As noted under Brooks, the defendant must also prove that she was prejudiced by her counsel's error. In this respect, in order to prove prejudice, defendant must show that "but for counsel's unprofessional errors, the result of the proceedings would have been different." Strickland v. Washington, 466 U.S. 668, 694, 104 S.Ct. 2052, 2069, 80 L.Ed.2d 674, 698 (1984).
Defendant claims her trial counsel rendered ineffective assistance because he failed to challenge certain inaccuracies in the presentence report. Those inaccuracies are based on several assertions that relate to defendant's level of education, the marital status and address of defendant's parents, defendant's eviction from her home, and defendant's employment history and recent work experience.

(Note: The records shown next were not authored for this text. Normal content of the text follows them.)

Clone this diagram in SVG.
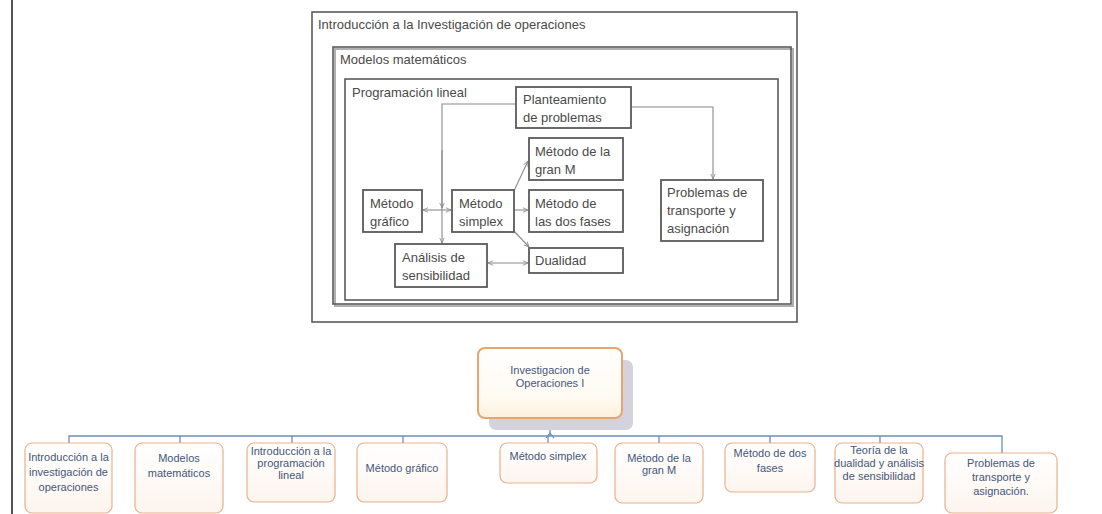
<svg xmlns="http://www.w3.org/2000/svg" width="1102" height="514" viewBox="0 0 1102 514">
<style>
.frame{fill:none;stroke:#5a5a5a;stroke-width:1.6}
.nbox{fill:#fff;stroke:#5a5a5a;stroke-width:1.8}
.t{font-family:"Liberation Sans",Arial,sans-serif;font-size:13px;fill:#4a4a4a}
.ln{fill:none;stroke:#8a8a8a;stroke-width:1.1}
.ob{fill:url(#og);stroke:#eab08a;stroke-width:1.2}
.bt{font-family:"Liberation Sans",Arial,sans-serif;font-size:11px;fill:#44577a;text-anchor:middle}
.bl{fill:none;stroke:#6f8db8;stroke-width:1.3}
</style>
<defs>
<marker id="ah" viewBox="0 0 10 10" refX="9" refY="5" markerWidth="6" markerHeight="6" orient="auto-start-reverse" markerUnits="userSpaceOnUse">
<path d="M0,1 L9,5 L0,9" fill="none" stroke="#8a8a8a" stroke-width="1.4"/>
</marker>
<linearGradient id="og" x1="0" y1="0" x2="0" y2="1">
<stop offset="0" stop-color="#ffffff"/>
<stop offset="1" stop-color="#fdf5ee"/>
</linearGradient>
<linearGradient id="rg" x1="0" y1="0" x2="0" y2="1">
<stop offset="0" stop-color="#ffffff"/>
<stop offset="0.7" stop-color="#fffaf2"/>
<stop offset="1" stop-color="#fdf0dc"/>
</linearGradient>
</defs>

<line x1="12" y1="0" x2="12" y2="514" stroke="#555" stroke-width="2"/>

<g id="frame-intro">
<rect class="frame" x="312" y="12" width="485" height="310"/>
<text class="t" x="318" y="29">Introducción a la Investigación de operaciones</text>
</g>
<g id="frame-modelos">
<rect x="335" y="49" width="458" height="257" fill="none" stroke="#b0b0b0" stroke-width="2"/>
<rect class="frame" x="333" y="47" width="458" height="257"/>
<text class="t" x="340" y="64">Modelos matemáticos</text>
</g>
<g id="frame-pl">
<rect class="frame" x="345" y="79" width="433" height="221"/>
<text class="t" x="352" y="97">Programación lineal</text>
</g>

<g id="connectors-top">
<path class="ln" d="M516,104 H442 V243" marker-end="url(#ah)"/>
<path class="ln" d="M442,150 V208" marker-end="url(#ah)"/>
<path class="ln" d="M423,210 H451" marker-start="url(#ah)" marker-end="url(#ah)"/>
<path class="ln" d="M513,193 L528,161" marker-end="url(#ah)"/>
<path class="ln" d="M514,210 H528" marker-end="url(#ah)"/>
<path class="ln" d="M513,230 L529,247" marker-end="url(#ah)"/>
<path class="ln" d="M488,263 H528" marker-start="url(#ah)" marker-end="url(#ah)"/>
<path class="ln" d="M631,107 H713 V179" marker-end="url(#ah)"/>
</g>

<g id="n-planteamiento">
<rect class="nbox" x="516" y="87" width="115" height="41"/>
<text class="t" x="523" y="104">Planteamiento</text>
<text class="t" x="523" y="122">de problemas</text>
</g>
<g id="n-granm">
<rect class="nbox" x="529" y="138" width="94" height="42"/>
<text class="t" x="535" y="156">Método de la</text>
<text class="t" x="535" y="174">gran M</text>
</g>
<g id="n-dosfases">
<rect class="nbox" x="529" y="190" width="94" height="42"/>
<text class="t" x="535" y="208">Método de</text>
<text class="t" x="535" y="226">las dos fases</text>
</g>
<g id="n-dualidad">
<rect class="nbox" x="529" y="248" width="94" height="25"/>
<text class="t" x="535" y="265">Dualidad</text>
</g>
<g id="n-transporte">
<rect class="nbox" x="661" y="180" width="102" height="61"/>
<text class="t" x="667" y="197">Problemas de</text>
<text class="t" x="667" y="215">transporte y</text>
<text class="t" x="667" y="233">asignación</text>
</g>
<g id="n-grafico">
<rect class="nbox" x="363" y="190" width="59" height="42"/>
<text class="t" x="370" y="208">Método</text>
<text class="t" x="370" y="226">gráfico</text>
</g>
<g id="n-simplex">
<rect class="nbox" x="452" y="190" width="62" height="42"/>
<text class="t" x="459" y="208">Método</text>
<text class="t" x="459" y="226">simplex</text>
</g>
<g id="n-analisis">
<rect class="nbox" x="395" y="244" width="92" height="43"/>
<text class="t" x="402" y="262">Análisis de</text>
<text class="t" x="402" y="280">sensibilidad</text>
</g>

<g id="connectors-bottom">
<path class="bl" d="M69,443 V436 H1002 V453"/>
<path class="bl" d="M550,418 V436"/>
<path d="M546,438 L550,433 L554,438" fill="none" stroke="#6f8db8" stroke-width="1.2"/>
<path class="bl" d="M180,436 V443 M292,436 V443 M403,436 V443 M548,436 V443 M659,436 V443 M770,436 V443 M880,436 V443"/>
</g>

<g id="root">
<rect x="489" y="360" width="144" height="70" rx="7" fill="#d4d2dc"/>
<rect x="478" y="348" width="144" height="70" rx="7" fill="url(#rg)" stroke="#eaa46e" stroke-width="2"/>
<text class="bt" x="550" y="374">Investigacion de</text>
<text class="bt" x="550" y="387">Operaciones I</text>
</g>

<g id="c1">
<rect class="ob" x="25" y="443" width="87" height="70" rx="7"/>
<text class="bt" x="68.5" y="461">Introducción a la</text>
<text class="bt" x="68.5" y="476">investigación de</text>
<text class="bt" x="68.5" y="491">operaciones</text>
</g>
<g id="c2">
<rect class="ob" x="135" y="443" width="88" height="70" rx="7"/>
<text class="bt" x="179" y="462">Modelos</text>
<text class="bt" x="179" y="477">matemáticos</text>
</g>
<g id="c3">
<rect class="ob" x="247" y="443" width="88" height="59" rx="7"/>
<text class="bt" x="291" y="455">Introducción a la</text>
<text class="bt" x="291" y="467">programación</text>
<text class="bt" x="291" y="479">lineal</text>
</g>
<g id="c4">
<rect class="ob" x="357" y="443" width="90" height="59" rx="7"/>
<text class="bt" x="402" y="472">Método gráfico</text>
</g>
<g id="c5">
<rect class="ob" x="500" y="443" width="97" height="40" rx="7"/>
<text class="bt" x="548" y="460">Método simplex</text>
</g>
<g id="c6">
<rect class="ob" x="615" y="443" width="88" height="60" rx="7"/>
<text class="bt" x="659" y="462">Método de la</text>
<text class="bt" x="659" y="474">gran M</text>
</g>
<g id="c7">
<rect class="ob" x="725" y="443" width="90" height="49" rx="7"/>
<text class="bt" x="770" y="457">Método de dos</text>
<text class="bt" x="770" y="472">fases</text>
</g>
<g id="c8">
<rect class="ob" x="835" y="443" width="88" height="60" rx="7"/>
<text class="bt" x="879" y="454">Teoría de la</text>
<text class="bt" x="879" y="467">dualidad y análisis</text>
<text class="bt" x="879" y="480">de sensibilidad</text>
</g>
<g id="c9">
<rect class="ob" x="945" y="453" width="112" height="60" rx="7"/>
<text class="bt" x="1001" y="467">Problemas de</text>
<text class="bt" x="1001" y="481">transporte y</text>
<text class="bt" x="1001" y="495">asignación.</text>
</g>
</svg>
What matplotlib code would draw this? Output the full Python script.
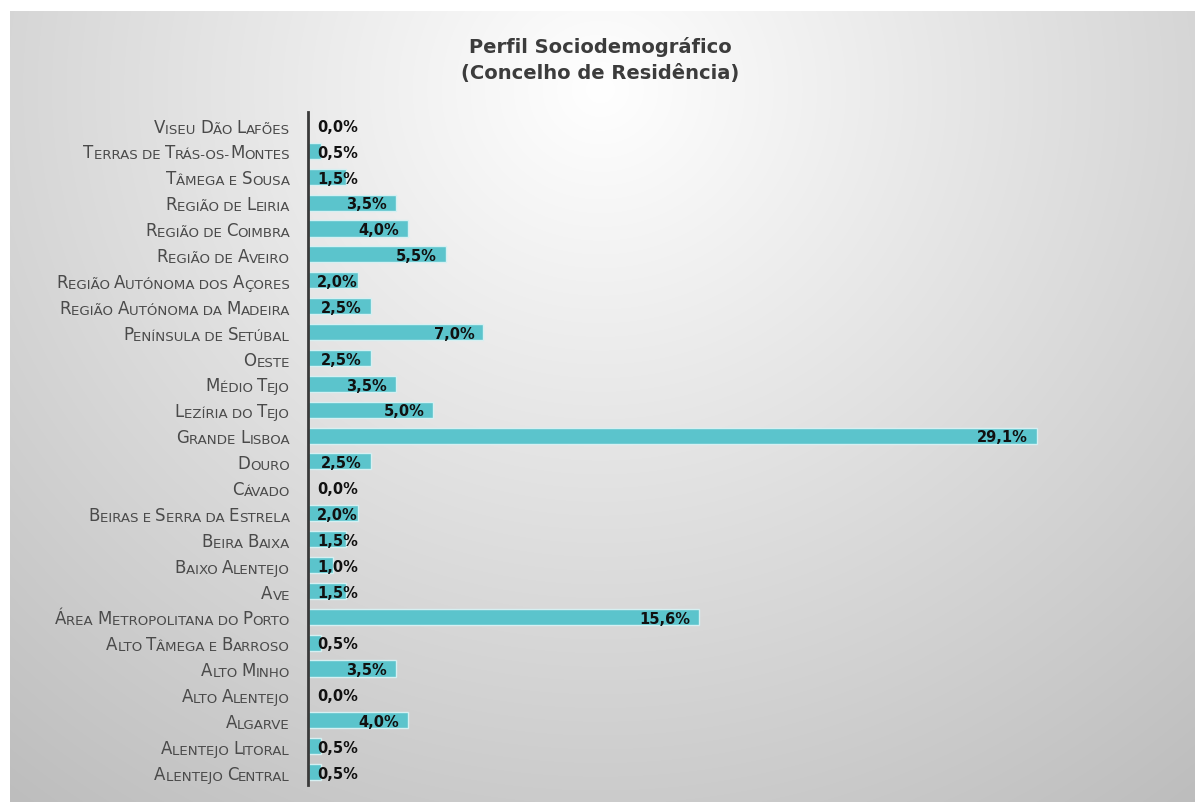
import numpy as np
import matplotlib
matplotlib.use('Agg')
import matplotlib.pyplot as plt

# dados (de cima para baixo)
regioes = ['Viseu Dão Lafões', 'Terras de Trás-os-Montes', 'Tâmega e Sousa',
           'Região de Leiria', 'Região de Coimbra', 'Região de Aveiro',
           'Região Autónoma dos Açores', 'Região Autónoma da Madeira',
           'Península de Setúbal', 'Oeste', 'Médio Tejo', 'Lezíria do Tejo',
           'Grande Lisboa', 'Douro', 'Cávado', 'Beiras e Serra da Estrela',
           'Beira Baixa', 'Baixo Alentejo', 'Ave', 'Área Metropolitana do Porto',
           'Alto Tâmega e Barroso', 'Alto Minho', 'Alto Alentejo', 'Algarve',
           'Alentejo Litoral', 'Alentejo Central']
percent = [0.0, 0.5, 1.5, 3.5, 4.0, 5.5, 2.0, 2.5, 7.0, 2.5, 3.5, 5.0,
           29.1, 2.5, 0.0, 2.0, 1.5, 1.0, 1.5, 15.6, 0.5, 3.5, 0.0, 4.0,
           0.5, 0.5]
titulo = 'Perfil Sociodemográfico\n(Concelho de Residência)'

W, H = 1195, 803
fig = plt.figure(figsize=(W / 100, H / 100), dpi=100)
fig.patch.set_facecolor('white')

# fundo com gradiente radial
bg = fig.add_axes([10 / W, 0, 1 - 10 / W, (H - 12) / H])
xx, yy = np.meshgrid(np.arange(10, W), np.arange(12, H))
d = np.sqrt((xx - 600) ** 2 + ((yy - 90) * 1.05) ** 2)
g = 1.0 - 0.25 * d / 920
g = np.clip(g, 0, 1)
bg.imshow(np.dstack([g, g, g]), aspect='auto', interpolation='bilinear')
bg.set_axis_off()

ax = fig.add_axes([308 / W, 1 - 786 / H, 35 * 25.05 / W, (786 - 113) / H])
ax.set_facecolor('none')
n = len(regioes)
y = np.arange(n)
ax.barh(y, percent, height=0.62, color='#5bc4cc', edgecolor='#d6f0f2', linewidth=1)
ax.set_xlim(0, 35)
ax.set_ylim(n - 0.5, -0.5)
for s in ['top', 'right', 'bottom']:
    ax.spines[s].set_visible(False)
ax.spines['left'].set_color('#3a3a3a')
ax.spines['left'].set_linewidth(2)
ax.set_xticks([])
ax.set_yticks([])

# valores
for i, v in enumerate(percent):
    xr = max(v - 0.35, 2.0)
    ax.text(xr, i + 0.05, ('%.1f%%' % v).replace('.', ','), ha='right', va='center',
            fontsize=10.5, fontweight='bold', family='DejaVu Sans', color='#111111')

# rótulos em versaletes (small caps simulados)
big, small = 12.0, 9.6
def pedacos(txt):
    runs = []
    for ch in txt:
        tipo = 'B' if ch.isupper() else 'S'
        c = ch.upper()
        if runs and runs[-1][0] == tipo:
            runs[-1][1] += c
        else:
            runs.append([tipo, c])
    return runs

ytr = ax.get_yaxis_transform()
for i, lab in enumerate(regioes):
    runs = pedacos(lab)
    prev = None
    for tipo, s in reversed(runs):
        fs = big if tipo == 'B' else small
        if prev is None:
            prev = ax.annotate(s, xy=(0, i), xycoords=ytr, xytext=(-13, -4.0 if tipo == 'B' else -3.0),
                               textcoords='offset points', ha='right', va='center',
                               fontsize=fs, family='DejaVu Sans', color='#4a4a4a')
        else:
            prev = ax.annotate(s, xy=(0, 0), xycoords=prev, ha='right', va='bottom',
                               fontsize=fs, family='DejaVu Sans', color='#4a4a4a')

fig.text(0.502, 1 - 60 / H, titulo, ha='center', va='center', fontsize=14,
         fontweight='bold', family='DejaVu Sans', color='#3c3c3c', linespacing=1.5)

fig.savefig('out.png', dpi=100)
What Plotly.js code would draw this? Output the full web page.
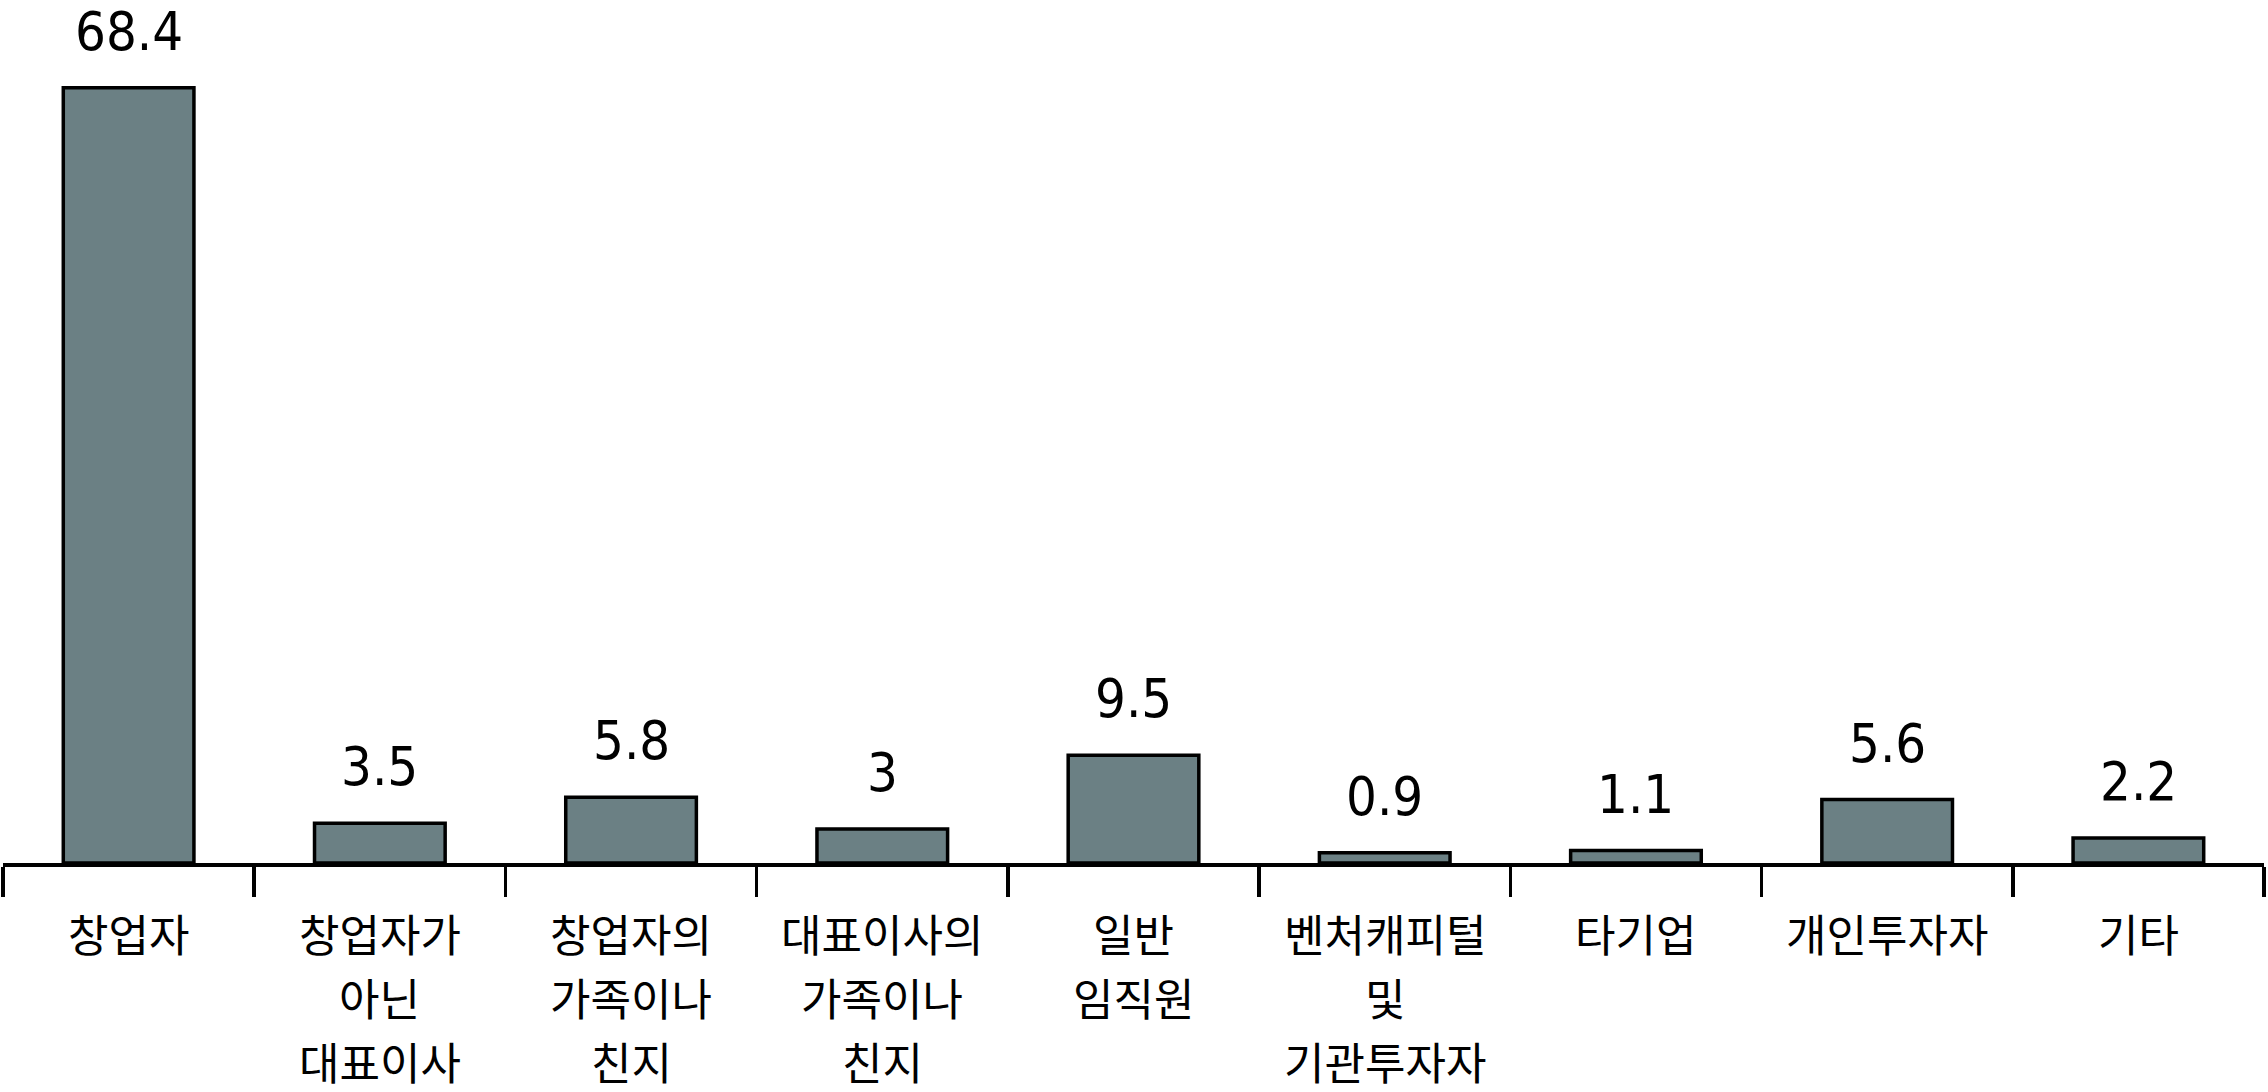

We conclude that the defendant has failed to show that those errors in the presentence investigation report resulted in prejudice to her. Some were clarified by defense counsel at the time of sentencing. There is the comment by defense counsel that the defendant is teaching classes and remains employed and that she will be teaching throughout the summer and next year. There is the further comment by defense counsel that she is living successfully with her family. We find the defendant's claim of inaccuracies to be nonprejudicial.
We find no error under this division.
3. The defendant, in her pro se brief, next claims the court erred in declining her request for a deferred judgment. She argues the sentence imposed violates her constitutional rights and that the sentence imposed constitutes cruel and unusual punishment.
We have reviewed the record as to these issues and find that the court considered the appropriate factors under Iowa Code section 901.5 and stated on the record its reasons for the sentence selected, as required by Iowa Rule of Criminal Procedure 2.23(3)( d). It is within the court's discretion to determine whether a deferred judgment is appropriate. State v. Lloyd, 530 N.W.2d 708, 713 (Iowa 1995). Our supreme court has determined that the punishment allowed by statute for possession of a controlled substance with intent to deliver does not violate constitutional standards prohibiting cruel and unusual punishment. State v. Boothe, 284 N.W.2d 206, 209 (Iowa 1979). We find no error here.
We have considered all arguments set forth in defense counsel's brief and defendant's pro se brief whether touched upon in this opinion or not and find them to be without merit.